Thou Shalt Rise Up Before The Hoary Head

laitman_761_2The Torah, “Leviticus” 19:32: You shall rise before a venerable person and you shall respect the elderly, and you shall fear your God. I am the Lord.

The wisdom of Kabbalah regards everything that happens as a system of forces that manage the egoistic desires: the still, vegetative, animate, and human nature and the whole world, the whole universe.

If we present this schematically, we see a system that is made of 125 levels in which every internal, egoistic desire gradually must become altruistic. Then, a person will see the whole world in an opposite manner, and instead of our world, he will feel that he is in the upper world. The egoistic matter will become anti-matter.

Today, even physicists say that the black matter that we don’t feel is greater in strength and takes up greater space than all of the matter that we can see and feel in our egoistic senses.

When we ascend the levels of the spiritual ladder, every new level is always more altruistic, more corrected, and more illuminated than the previous level.
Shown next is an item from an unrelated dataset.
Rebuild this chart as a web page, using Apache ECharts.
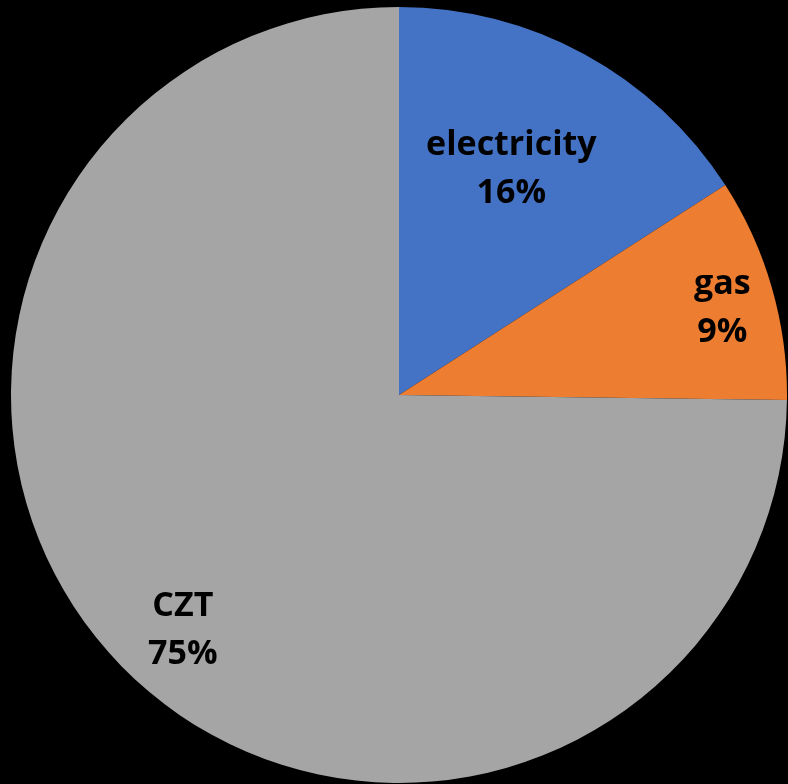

Every Partzuf—which means every structure of the soulacquires the form of a human body. The white Light makes the hair on the head lighter, and it is as if it is covered with snow like Mt. Hermon, which embodies the head of the spiritual Partzuf.

Such a state is called greatness or standing, as a person must stand before the hoary head that is revealed to him from above in order to attain it. Therefore, the commandment of, “Thou shalt rise up before the hoary head, and honor the face of the old man,” has nothing to do with the morality of our world but refers to a spiritual correction.

In order to reach a state of “a hoary head,” which means to rise to the next level where everything is based on absolute bestowal, we must be in our greatest state, having corrected our lowest egoistic desires; while a state of smallness or sitting is characterized by the fact that we correct only the upper part of our desires, the weakest ones.

Question: Why is it that every law ends with the words, “I am the Lord?”

Answer: Because a person cannot justify these laws in our world. It is only if you aspire to the Creator in order to attain the upper force and want to resemble it that these laws are for you. These are laws of your movement toward adhering to Him.

Otherwise, there is no point in observing them. On the contrary, if you observe them in order to have a good life, you are drawing away from Him.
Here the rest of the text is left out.